Das FA trägt keine durchgreifenden Gesichtspunkte vor, die —jenseits des klaren Wortlauts— für eine Anwendung der Norm auf den vorliegenden Sachverhalt sprechen. Insbesondere der in der Beschwerdebegründung erhobene, auf Literaturstimmen (vgl. hierzu etwa Stobbe in Herrmann/Heuer/Raupach, § 6 EStG Rz 164; Schubert/Gadek in Beck Bil‒Komm., 12. Aufl., § 255 HGB Rz 33 f.) gegründete Einwand, dass auch vor dem Anschaffungszeitpunkt vom Steuerpflichtigen getragene Aufwendungen im Einzelfall zu den Anschaffungs- oder Herstellungskosten gerechnet werden müssen (wie dies das FG im Streitfall auch hinsichtlich einzelner Aufwandspositionen des Klägers und Beschwerdegegners getan hat), kann eine Ausweitung des Regelungsbereiches der Norm auf einen nach dem Willen des Gesetzgebers lediglich fiktiv als Herstellungskosten eines Gebäudes zu behandelnden Anschaffungs-, Herstellungs- oder Erhaltungsaufwand nicht rechtfertigen.


7


2. Die Zulassung der Revision ist auch nicht gemäß § 115 Abs. 2 Nr. 2 1. Alternative FGO zur Fortbildung des Rechts erforderlich.

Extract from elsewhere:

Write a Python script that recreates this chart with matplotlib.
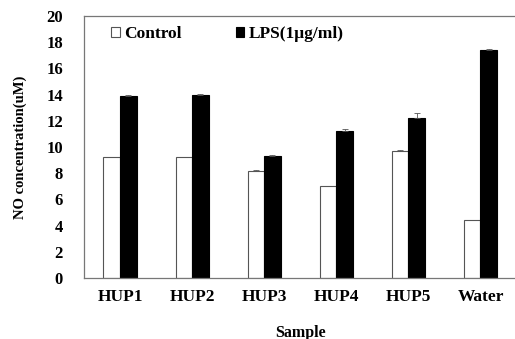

Dieser Zulassungsgrund stellt einen Spezialfall des Zulassungsgrundes der grundsätzlichen Bedeutung gemäß § 115 Abs. 2 Nr. 1 FGO dar und setzt ebenfalls das Vorliegen einer hinreichend bestimmten und im Allgemeininteresse liegenden, klärungsbedürftigen und klärbaren Rechtsfrage voraus. Daran fehlt es hier.


8


3. Von einer weiter gehenden Begründung wird gemäß § 116 Abs. 5 Satz 2 FGO abgesehen. Die Kostenentscheidung beruht auf § 135 Abs. 2 FGO.